Общечеловеческое в искусстве утверждается, исходя из тех посылок, согласно которым общество имеет историю и при всех перерывах постепенности развития ее сохраняет. Отрицание общечеловеческого базируется на изолированности от истории отдельных ее отрезков, на разрыве и несоединимости настоящего, прошлого и будущего. Достоевский выступает против такого положения, при котором «обстричь человека» или обстричь историю считается явлением вполне нормальным. По Достоевскому, такое — аномалия.
Одно не совсем точно: «никто не послушается». История порою опровергает писателя. А может быть, и не опровергает. Ведь слушается-то не кто-то, а именно никто. Ставки на никто или ничто Достоевский никогда не делал.

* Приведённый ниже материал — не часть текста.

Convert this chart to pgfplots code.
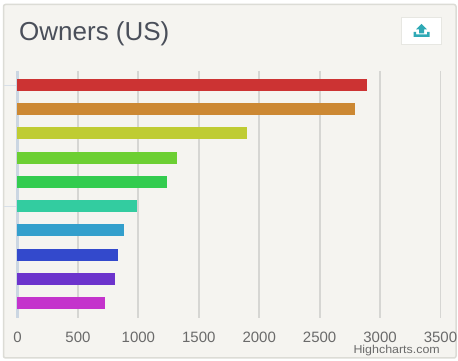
\documentclass[border=0pt]{standalone}
\usepackage{pgfplots}
\pgfplotsset{compat=1.18}
\usepackage{fontspec}
\setmainfont{Liberation Sans}
\definecolor{cardbg}{HTML}{F5F4F0}
\definecolor{cardline}{HTML}{DCDCD6}
\definecolor{gridc}{HTML}{D6D6D3}
\definecolor{axisc}{HTML}{CBD6E2}
\definecolor{labelc}{HTML}{6A6A6A}
\definecolor{titlec}{HTML}{4A4F5A}
\definecolor{teal1}{HTML}{2FA9B5}
\definecolor{c0}{HTML}{CC3333}
\definecolor{c1}{HTML}{CC8833}
\definecolor{c2}{HTML}{BFCC33}
\definecolor{c3}{HTML}{6CCF33}
\definecolor{c4}{HTML}{33CC4F}
\definecolor{c5}{HTML}{33CCA0}
\definecolor{c6}{HTML}{339FCC}
\definecolor{c7}{HTML}{3349CC}
\definecolor{c8}{HTML}{6C33CC}
\definecolor{c9}{HTML}{C433CC}
\begin{document}
\begin{tikzpicture}
\useasboundingbox (0pt,0pt) rectangle (458pt,361pt);
\fill[white] (0pt,0pt) rectangle (458pt,361pt);
\draw[cardline,fill=cardbg,line width=1.5pt,rounded corners=2pt] (3.5pt,3pt) rectangle (456pt,356.5pt);
\node[anchor=west,inner sep=0pt,text=titlec,font=\fontsize{26}{30}\selectfont] at (19pt,327pt) {Owners (US)};
\draw[cardline!70,fill=white,line width=0.8pt] (401.5pt,317pt) rectangle (441.5pt,343.5pt);
\fill[teal1] (413.5pt,329pt) -- (416pt,329pt) -- (416pt,326.5pt) -- (427pt,326.5pt) -- (427pt,329pt) -- (429.5pt,329pt) -- (429.5pt,324pt) -- (413.5pt,324pt) -- cycle;
\fill[teal1] (419pt,327.5pt) -- (424pt,327.5pt) -- (424pt,331.5pt) -- (427pt,331.5pt) -- (421.5pt,337pt) -- (416pt,331.5pt) -- (419pt,331.5pt) -- cycle;
\begin{axis}[
  at={(17.5pt,43pt)},anchor=south west,
  scale only axis,width=423pt,height=247pt,
  xmin=0,xmax=3500,ymin=-0.58,ymax=9.62,y dir=reverse,
  xbar,bar shift=0pt,bar width=12pt,
  axis x line*=bottom,axis y line*=left,
  x axis line style={draw=none,-},
  y axis line style={draw=axisc,line width=2.2pt,-},
  xtick={0,500,1000,1500,2000,2500,3000,3500},
  ytick={0,5},yticklabels={},
  xmajorgrids,ymajorgrids=false,
  grid style={gridc,line width=1.9pt},
  tick align=outside,
  x tick style={draw=none},
  y tick style={draw=axisc!75,line width=1pt},
  major tick length=13.5pt,
  xticklabel style={text=labelc,font=\fontsize{15}{17}\selectfont,yshift=3pt},
  /pgf/number format/assume math mode=true,
  /pgf/number format/1000 sep={},
  clip=false,
  every axis plot/.append style={draw=none},
]
\addplot[fill=c0] coordinates {(2888,0)};
\addplot[fill=c1] coordinates {(2792,1)};
\addplot[fill=c2] coordinates {(1898,2)};
\addplot[fill=c3] coordinates {(1317,3)};
\addplot[fill=c4] coordinates {(1234,4)};
\addplot[fill=c5] coordinates {(991,5)};
\addplot[fill=c6] coordinates {(880,6)};
\addplot[fill=c7] coordinates {(831,7)};
\addplot[fill=c8] coordinates {(806,8)};
\addplot[fill=c9] coordinates {(725,9)};
\end{axis}
\node[anchor=east,inner sep=0pt,text=labelc,xscale=1.08,font=\fontsize{11.5}{13}\selectfont] at (440pt,10pt) {Highcharts.com};
\end{tikzpicture}
\end{document}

В одной из статей, выступая против «Русского вестника», Достоевский заметил, что изящная литература полезнее политических отделов в журналах. «Я потому, впрочем, это думал, что всегда верил в силу гуманного, эстетически-выраженного впечатления. Впечатления мало-помалу накопляются, пробивают с развитием сердечную кору, проникают в самое сердце, в самую суть и фор мируют человеке. Слово, — слово великое дело! А к сформированному погуманнее человеку получше привьются и всякие специальности. ... Конечно, литература и все ее впечатления далеко не составляют всего, но она способствует к составлению всего» [1930, 13, 191].
Достоевский понимает, что сама по себе литература не может из злодея сделать ангела, но она не делает из ангела злодея и в какой-то мере укрощает злодейство. Истинная литература.